▶ [TASK TO COMPLETE]
Show all lines holding the string "that".

▶ [AVAILABLE RECORDS]
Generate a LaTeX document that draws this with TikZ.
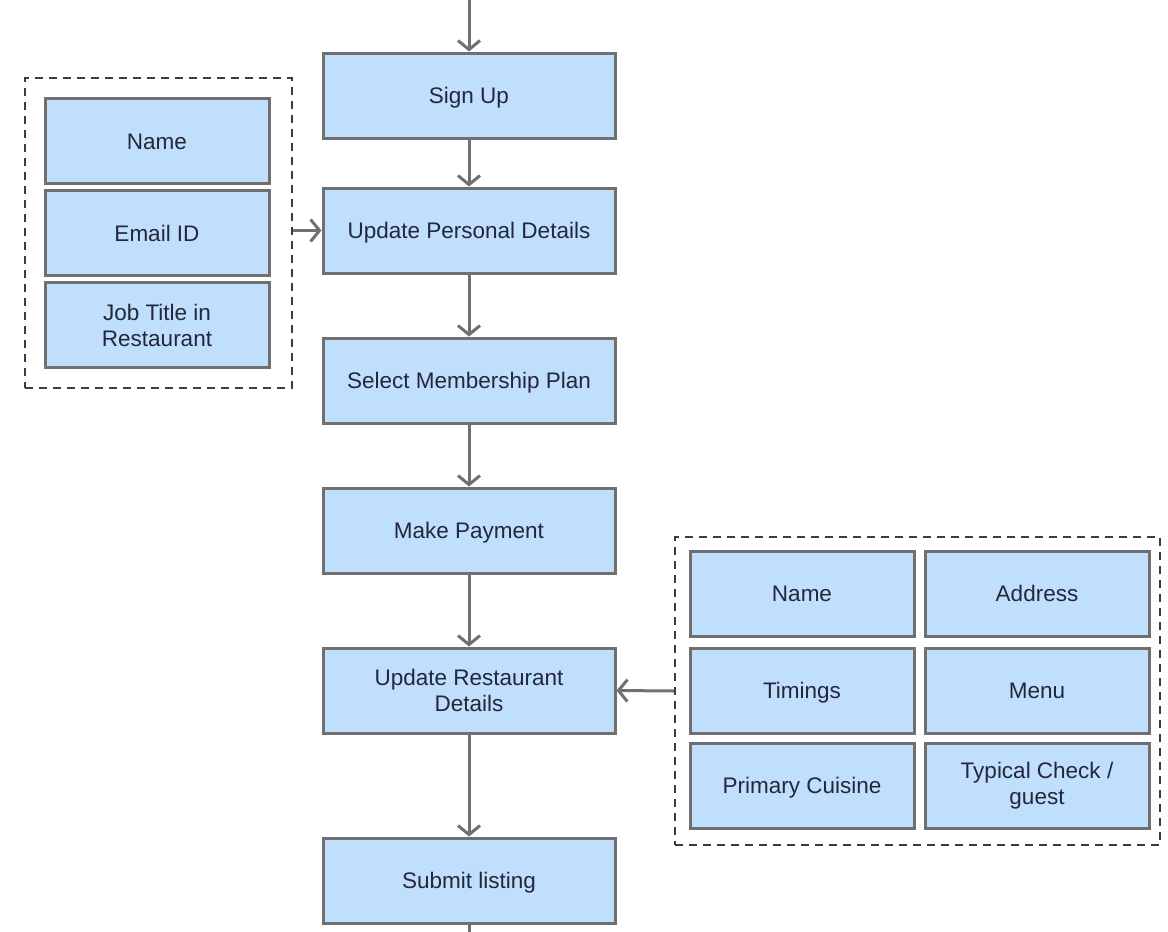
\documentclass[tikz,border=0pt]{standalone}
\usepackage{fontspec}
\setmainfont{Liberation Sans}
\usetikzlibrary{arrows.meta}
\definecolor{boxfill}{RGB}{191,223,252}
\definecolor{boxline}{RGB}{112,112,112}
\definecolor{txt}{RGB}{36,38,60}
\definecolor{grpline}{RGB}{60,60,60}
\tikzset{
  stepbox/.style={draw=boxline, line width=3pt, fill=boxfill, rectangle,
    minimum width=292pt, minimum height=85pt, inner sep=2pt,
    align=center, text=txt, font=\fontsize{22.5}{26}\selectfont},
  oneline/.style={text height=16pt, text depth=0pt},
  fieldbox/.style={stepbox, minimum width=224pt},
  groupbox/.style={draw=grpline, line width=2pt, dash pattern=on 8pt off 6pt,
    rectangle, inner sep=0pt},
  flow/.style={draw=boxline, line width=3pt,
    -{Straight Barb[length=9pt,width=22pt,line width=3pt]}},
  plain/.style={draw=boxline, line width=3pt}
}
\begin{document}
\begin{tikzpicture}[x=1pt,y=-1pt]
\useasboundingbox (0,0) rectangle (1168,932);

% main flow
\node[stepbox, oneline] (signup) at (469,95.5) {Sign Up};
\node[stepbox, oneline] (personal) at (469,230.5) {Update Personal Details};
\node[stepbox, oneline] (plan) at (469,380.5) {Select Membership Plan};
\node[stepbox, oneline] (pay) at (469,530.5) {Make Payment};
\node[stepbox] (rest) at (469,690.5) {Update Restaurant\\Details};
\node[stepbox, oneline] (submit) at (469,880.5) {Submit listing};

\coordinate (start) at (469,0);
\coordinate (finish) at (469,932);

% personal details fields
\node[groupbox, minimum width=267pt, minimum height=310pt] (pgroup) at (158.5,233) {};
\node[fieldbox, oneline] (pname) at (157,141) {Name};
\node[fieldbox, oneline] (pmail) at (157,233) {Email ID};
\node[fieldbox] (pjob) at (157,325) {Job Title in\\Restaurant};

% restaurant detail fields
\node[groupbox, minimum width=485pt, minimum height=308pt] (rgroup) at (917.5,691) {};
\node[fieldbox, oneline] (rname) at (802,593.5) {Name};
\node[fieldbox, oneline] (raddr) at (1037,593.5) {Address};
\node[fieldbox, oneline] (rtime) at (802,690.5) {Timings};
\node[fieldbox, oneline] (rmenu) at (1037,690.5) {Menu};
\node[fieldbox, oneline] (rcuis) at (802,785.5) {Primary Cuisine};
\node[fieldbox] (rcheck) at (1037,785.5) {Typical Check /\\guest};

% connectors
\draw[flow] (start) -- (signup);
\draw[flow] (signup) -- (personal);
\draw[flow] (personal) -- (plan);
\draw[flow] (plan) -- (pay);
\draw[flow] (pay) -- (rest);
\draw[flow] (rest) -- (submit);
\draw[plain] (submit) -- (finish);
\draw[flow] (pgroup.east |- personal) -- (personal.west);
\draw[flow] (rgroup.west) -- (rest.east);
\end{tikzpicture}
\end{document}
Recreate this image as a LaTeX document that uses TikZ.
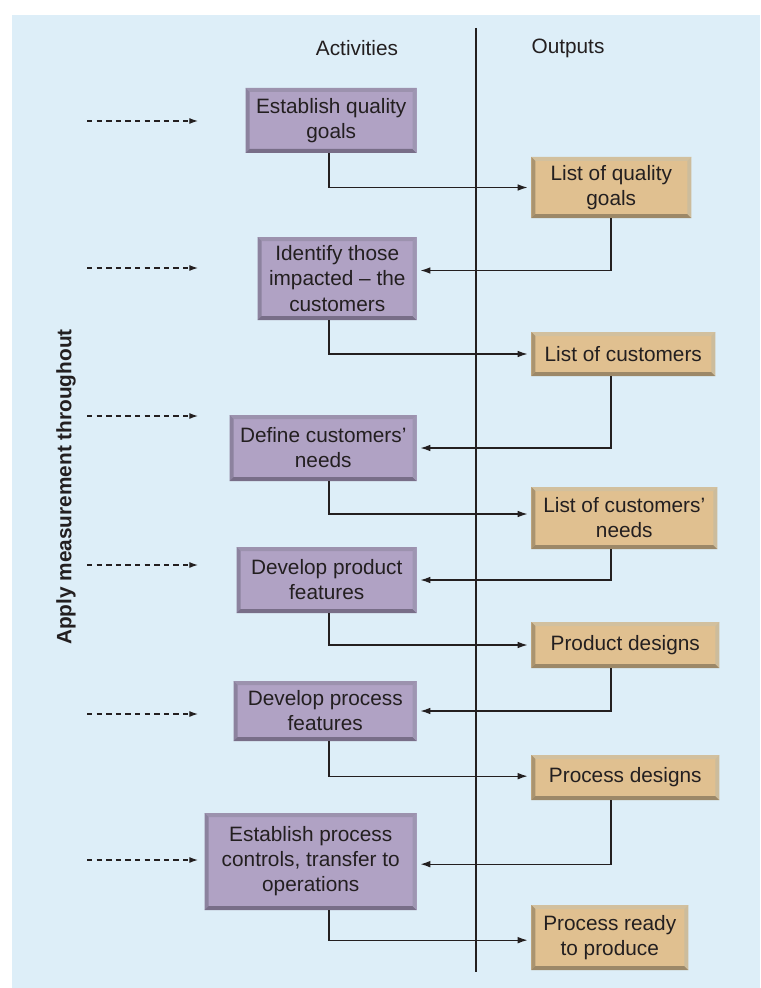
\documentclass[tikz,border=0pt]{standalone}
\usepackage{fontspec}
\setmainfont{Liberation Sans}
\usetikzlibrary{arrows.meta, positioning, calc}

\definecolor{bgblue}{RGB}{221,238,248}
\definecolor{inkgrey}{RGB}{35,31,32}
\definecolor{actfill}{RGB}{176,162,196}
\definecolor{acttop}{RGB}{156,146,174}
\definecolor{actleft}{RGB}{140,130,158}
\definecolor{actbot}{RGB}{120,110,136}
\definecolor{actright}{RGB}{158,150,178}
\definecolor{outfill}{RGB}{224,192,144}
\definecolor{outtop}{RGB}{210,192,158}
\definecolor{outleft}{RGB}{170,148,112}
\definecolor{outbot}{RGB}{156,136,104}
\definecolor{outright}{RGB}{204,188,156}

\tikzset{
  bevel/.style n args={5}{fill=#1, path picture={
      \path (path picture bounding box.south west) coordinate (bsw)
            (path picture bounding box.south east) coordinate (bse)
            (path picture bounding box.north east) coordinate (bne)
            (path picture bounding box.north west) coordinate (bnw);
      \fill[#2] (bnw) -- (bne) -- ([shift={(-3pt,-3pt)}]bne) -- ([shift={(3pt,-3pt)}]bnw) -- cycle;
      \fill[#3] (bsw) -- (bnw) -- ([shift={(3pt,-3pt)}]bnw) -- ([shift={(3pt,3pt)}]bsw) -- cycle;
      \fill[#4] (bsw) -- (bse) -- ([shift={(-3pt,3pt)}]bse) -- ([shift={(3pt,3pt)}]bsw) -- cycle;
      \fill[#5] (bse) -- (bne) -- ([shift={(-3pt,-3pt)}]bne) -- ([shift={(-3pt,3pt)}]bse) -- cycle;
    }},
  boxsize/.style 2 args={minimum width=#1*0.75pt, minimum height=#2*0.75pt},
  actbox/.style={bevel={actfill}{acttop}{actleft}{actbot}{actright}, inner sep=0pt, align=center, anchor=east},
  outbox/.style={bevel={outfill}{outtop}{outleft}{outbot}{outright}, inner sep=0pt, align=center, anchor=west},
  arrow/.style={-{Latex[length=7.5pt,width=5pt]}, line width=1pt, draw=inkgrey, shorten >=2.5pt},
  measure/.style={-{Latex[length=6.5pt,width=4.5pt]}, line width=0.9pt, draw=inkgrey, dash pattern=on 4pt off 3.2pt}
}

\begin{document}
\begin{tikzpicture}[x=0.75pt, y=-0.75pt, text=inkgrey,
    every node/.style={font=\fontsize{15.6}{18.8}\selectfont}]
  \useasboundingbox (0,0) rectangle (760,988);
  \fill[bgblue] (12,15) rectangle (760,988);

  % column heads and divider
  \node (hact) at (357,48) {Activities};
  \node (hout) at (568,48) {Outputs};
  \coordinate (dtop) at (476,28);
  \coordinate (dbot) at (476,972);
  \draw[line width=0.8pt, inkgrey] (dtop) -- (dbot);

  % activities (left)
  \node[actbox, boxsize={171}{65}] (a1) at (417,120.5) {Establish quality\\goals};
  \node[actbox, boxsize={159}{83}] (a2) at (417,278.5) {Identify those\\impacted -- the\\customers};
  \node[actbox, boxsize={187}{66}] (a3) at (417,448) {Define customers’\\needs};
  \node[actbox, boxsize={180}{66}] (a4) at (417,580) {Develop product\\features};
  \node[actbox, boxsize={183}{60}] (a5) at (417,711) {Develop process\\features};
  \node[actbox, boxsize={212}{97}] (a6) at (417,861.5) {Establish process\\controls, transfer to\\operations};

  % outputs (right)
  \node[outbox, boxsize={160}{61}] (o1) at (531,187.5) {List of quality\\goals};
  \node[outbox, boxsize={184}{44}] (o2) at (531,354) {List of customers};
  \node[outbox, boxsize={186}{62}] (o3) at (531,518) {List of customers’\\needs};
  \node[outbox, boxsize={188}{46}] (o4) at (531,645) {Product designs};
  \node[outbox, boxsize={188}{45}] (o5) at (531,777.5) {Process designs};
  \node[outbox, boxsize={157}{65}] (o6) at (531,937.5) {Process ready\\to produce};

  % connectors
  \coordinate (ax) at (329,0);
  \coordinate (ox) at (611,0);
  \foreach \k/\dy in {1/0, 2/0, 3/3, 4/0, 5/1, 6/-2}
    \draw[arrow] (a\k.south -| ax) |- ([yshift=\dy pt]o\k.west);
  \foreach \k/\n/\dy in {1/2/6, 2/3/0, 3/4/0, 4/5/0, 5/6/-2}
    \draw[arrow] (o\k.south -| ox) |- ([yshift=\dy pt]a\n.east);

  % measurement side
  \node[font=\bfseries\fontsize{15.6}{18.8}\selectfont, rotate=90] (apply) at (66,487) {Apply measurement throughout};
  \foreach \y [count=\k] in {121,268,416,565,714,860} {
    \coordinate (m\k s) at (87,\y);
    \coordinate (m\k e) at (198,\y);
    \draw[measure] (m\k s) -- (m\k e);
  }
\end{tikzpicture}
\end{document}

▶ [WRITTEN RESPONSE]
Generate a LaTeX document that draws this with TikZ.
Recreate this image as a LaTeX document that uses TikZ.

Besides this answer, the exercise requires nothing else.